И с высоты, как некий бог, Казалось, он парил над ними, И двигал всем, и все стерег Очами чудными своими.[754]
Наполеонова империя созиждется на восьми столпах – восьми победах; четырех южных: Лоди, Арколь, Риволи, Маренго,– которыми завоеваны страны Средиземного бассейна, от Гибралтара до Адриатики; и четырех северных: Ульм, Аустерлиц, Иена, Фридланд,– которыми завоевана Средняя Европа, от Рейна до Немана.
Южные победы – трудные; северные – легкие; в тех Наполеон – восходящее солнце, в этих – неподвижное солнце в зените; те – разные, радужные, как лучи восхода, эти – одинаковые, белые, как свет полдня; те власть его усугубляют, эти расширяют; те – национальные; эти – всемирные; те – героичны, а эти – но для этих у нас нет слова; древние греки назвали бы их «демоничными»; но, может быть, только один из нас, Гете, понял бы, что это значит: он так и определяет существо Наполеона, как «демоническое»,– разумеется, не в нашем, христианском, смысле, а в древнем, языческом: daimon – земной бог. Тем, кто не знает законов «демоничного», кажется оно «чудесным», «сверхъестественным»; но, может быть, оно так же просто, как то, что нам кажется «необходимым», «естественным».
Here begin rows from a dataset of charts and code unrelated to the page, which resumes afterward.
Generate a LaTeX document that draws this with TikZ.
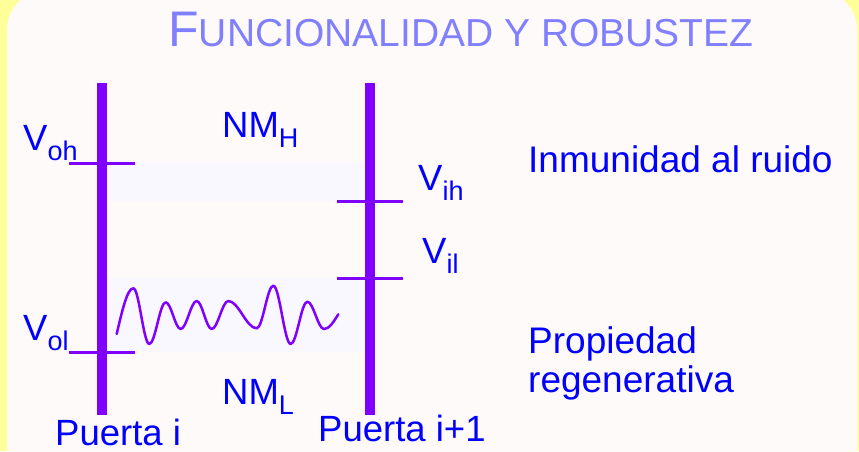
\documentclass[tikz,border=0pt]{standalone}
\usepackage{fontspec}
\setmainfont{Liberation Sans}
\usepackage{xcolor}
\definecolor{bgyellow}{RGB}{255,255,153}
\definecolor{panelwhite}{RGB}{255,250,250}
\definecolor{bandlav}{RGB}{249,247,255}
\definecolor{titleblue}{RGB}{128,128,255}
\definecolor{txtblue}{RGB}{0,0,255}
\definecolor{barviolet}{RGB}{128,0,255}
\usetikzlibrary{calc}
\newcommand{\lvsub}[2]{#1\raisebox{-10pt}{\fontsize{27}{27}\selectfont #2}}
\tikzset{
	lbl/.style    = {inner sep=0pt,anchor=base west,text=txtblue,
		font=\fontsize{36.5}{40}\selectfont},
	note/.style   = {lbl,font=\fontsize{37}{40}\selectfont},
	ttl/.style    = {inner sep=0pt,anchor=base,text=titleblue},
	gate/.style   = {line width=10pt,barviolet},
	lvltick/.style= {line width=3pt,barviolet},
	band/.style   = {fill=bandlav},
	noise/.style  = {line width=2.5pt,barviolet,line join=round,line cap=round},
}

\begin{document}
\begin{tikzpicture}[x=1pt,y=-1pt]
	\useasboundingbox (0,0) rectangle (859,451);
	\clip (0,0) rectangle (859,451);
	%% Fondo
	\fill[bgyellow] (0,0) rectangle (859,451);
	\fill[panelwhite,rounded corners=40pt] (7,-10) rectangle (857,500);
	
	%% Titulo
	\node (title) [ttl] at (461,46)
	{\fontsize{50}{50}\selectfont F\fontsize{39}{40}\selectfont UNCIONALIDAD Y ROBUSTEZ};
	
	%% Margenes de ruido
	\fill[band] (107,163) rectangle (364,201);
	\fill[band] (107,278) rectangle (364,352);
	
	%% Puertas
	\coordinate (gi top)  at (102,83);
	\coordinate (gi bot)  at (102,415);
	\coordinate (gj top)  at (370,83);
	\coordinate (gj bot)  at (370,415);
	\draw[gate] (gi top)--(gi bot);
	\draw[gate] (gj top)--(gj bot);
	
	%% Niveles
	\draw[lvltick] (69,163)--(135,163);
	\draw[lvltick] (69,352)--(135,352);
	\draw[lvltick] (337,201)--(403,201);
	\draw[lvltick] (337,278)--(403,278);
	
	%% Ruido
	\draw[noise] (116.7,334) sin (133.3,288.3) cos (141.3,316.2) sin (149.3,344)
	cos (157.5,323.2) sin (165.7,302.3) cos (173.2,315.7) sin (180.7,329)
	cos (188.7,315) sin (196.7,301) cos (204.2,315) sin (211.7,329)
	cos (220,315) sin (228.3,301) cos (242.5,314.7) sin (256.7,328.3)
	cos (265,307) sin (273.3,285.7) cos (282,314.9) sin (290.7,344)
	cos (299,322.9) sin (307.3,301.7) cos (315.7,315.4) sin (324,329)
	cos (338.3,314.3);
	
	%% Etiquetas
	\node (voh) [lbl] at (23,150) {\lvsub{V}{oh}};
	\node (vol) [lbl] at (23,340) {\lvsub{V}{ol}};
	\node (vih) [lbl] at (418,190) {\lvsub{V}{ih}};
	\node (vil) [lbl] at (422,263) {\lvsub{V}{il}};
	\node (nmh) [lbl] at (222,137) {\lvsub{NM}{H}};
	\node (nml) [lbl] at (222,404) {\lvsub{NM}{L}};
	\node (pi)  [lbl] at (55,445)  {Puerta i};
	\node (pj)  [lbl] at (318,441) {Puerta i+1};
	\node (inm) [note] at (528,172) {Inmunidad al ruido};
	\node (prop)[note] at (528,353) {Propiedad};
	\node (regen)[note] at (528,392) {regenerativa};
\end{tikzpicture}
\end{document}
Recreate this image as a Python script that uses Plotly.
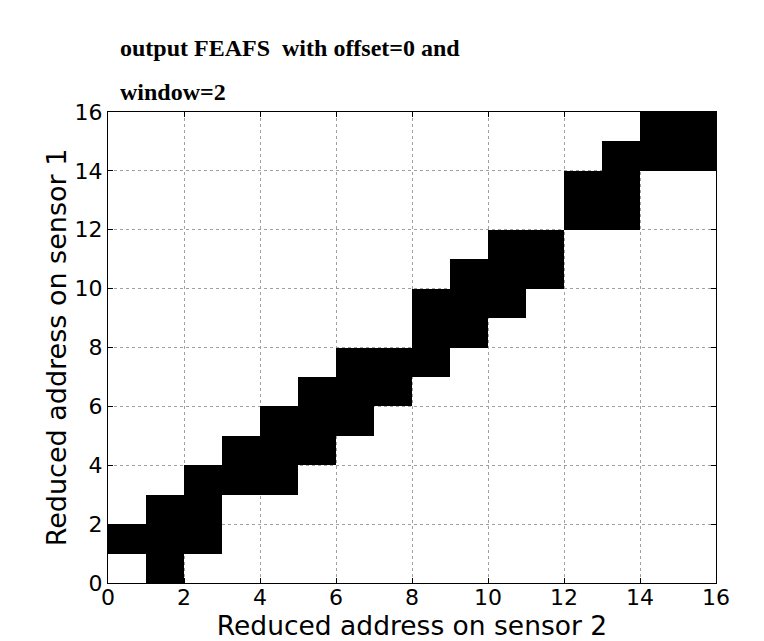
import plotly.graph_objects as go

# Black (active) cells: for each row on sensor 1 (y), the columns on sensor 2 (x)
rows_y = list(range(16))
active_x = [
    [1],            # y=0
    [0, 1, 2],      # y=1
    [1, 2],         # y=2
    [2, 3, 4],      # y=3
    [3, 4, 5],      # y=4
    [4, 5, 6],      # y=5
    [5, 6, 7],      # y=6
    [6, 7, 8],      # y=7
    [8, 9],         # y=8
    [8, 9, 10],     # y=9
    [9, 10, 11],    # y=10
    [10, 11],       # y=11
    [12, 13],       # y=12
    [12, 13],       # y=13
    [13, 14, 15],   # y=14
    [14, 15],       # y=15
]
n = 16
edges = list(range(n + 1))
tick_vals = list(range(0, 17, 2))
tick_text = [str(v) for v in tick_vals]
title_line1 = "output FEAFS  with offset=0 and"
title_line2 = "window=2"
x_title = "Reduced address on sensor 2"
y_title = "Reduced address on sensor 1"

z = [[None] * n for _ in range(n)]
for y, xs in zip(rows_y, active_x):
    for x in xs:
        z[y][x] = 1

fig = go.Figure(go.Heatmap(
    z=z, x=edges, y=edges,
    colorscale=[[0, "black"], [1, "black"]],
    showscale=False, hoverongaps=False,
))

axis_common = dict(
    range=[0, 16], tickvals=tick_vals, ticktext=tick_text,
    showgrid=True, gridcolor="#a0a0a0", gridwidth=1, griddash="dot",
    showline=True, linecolor="black", linewidth=1, mirror="ticks",
    ticks="inside", ticklen=5, tickcolor="black",
    tickfont=dict(family="DejaVu Sans", size=22, color="black"),
    zeroline=False,
)

W, H = 748, 641
L, R, T, B = 100, 40, 104, 66
ph = H - T - B

title_font = dict(family="Liberation Serif", size=24, color="black")
fig.update_layout(
    width=W, height=H,
    margin=dict(l=L, r=R, t=T, b=B),
    paper_bgcolor="white", plot_bgcolor="white",
    xaxis=dict(**axis_common, ticklabelstandoff=-5, automargin=True,
               title=dict(text=x_title,
                          font=dict(family="DejaVu Sans", size=26.5, color="black"),
                          standoff=0)),
    yaxis=dict(**axis_common, automargin=False,
               title=dict(text=y_title,
                          font=dict(family="DejaVu Sans", size=27, color="black"),
                          standoff=0)),
    annotations=[
        dict(text="<b>" + title_line1 + "</b>", font=title_font, showarrow=False,
             xref="paper", yref="paper", x=10 / 608, y=1 + 49 / ph,
             xanchor="left", yanchor="bottom"),
        dict(text="<b>" + title_line2 + "</b>", font=title_font, showarrow=False,
             xref="paper", yref="paper", x=10 / 608, y=1 + 5 / ph,
             xanchor="left", yanchor="bottom"),
    ],
)

fig.write_html("out.html")
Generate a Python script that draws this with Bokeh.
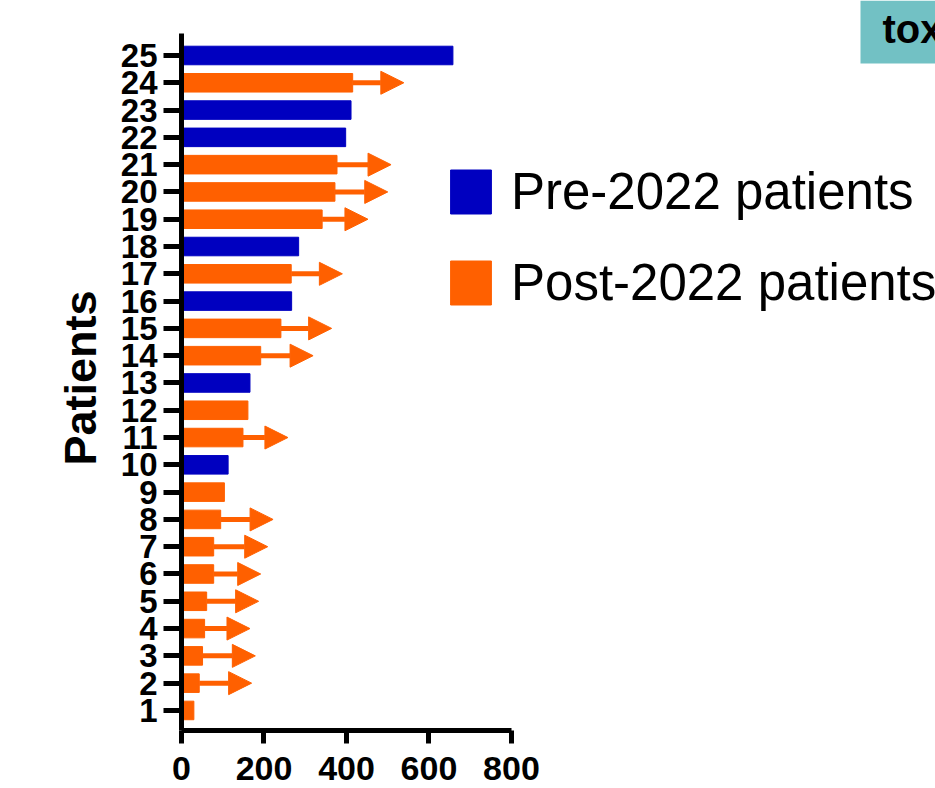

Что дает Наполеону такую, в самом деле как бы чудесную, власть над людьми и событиями? «Род магнетического предвидения, une sorte de prévision magnétique»,– говорит об этом школьный товарищ и секретарь его, Буррьенн. [755] «У меня было внутреннее чувство того, что меня ожидает». – «Со мной никогда ничего не случалось, чего бы я не предвидел»,– говорит сам Наполеон. [756]
Это у него всегда; но в те два года, 1805 – 1807, от Ульма до Фридланда, больше, чем когда-либо.
Люди слабы, потому что слепы, не знают, что будет. Наполеон знает – помнит будущее, как прошлое. Знать – мочь. Все может, потому что все знает. Видит сквозь стены, как сквозь стекла; проходит сквозь стены, как дух. Так легко побеждает, что кажется, ему и руки не нужно протягивать, чтобы срывать победы: сами они падают к ногам его, как зрелые плоды. Это уже не война, а триумфальное шествие. Если бы это продлилось,– он пошел бы и победил весь мир. Но и в тех двух годах это только миг – дней сорок, от Ульма до Аустерлица. Дальше – меркнет, слабеет: последняя легкая и светлая победа – Фридланд. И он, кажется, сам это чувствует: кончает войну Тильзитским миром, может быть, надеясь, что это мир окончательный: Англия будет побеждена европейской блокадой – сушей, опрокинутой на море.
Южные победы, молнии, описывать трудно; но еще труднее – северные – неподвижный, ослепительно белый свет полдня. Да тут и описывать нечего: все одно и то же; надо повторять бесконечно: знает – может; предвидит – побеждает.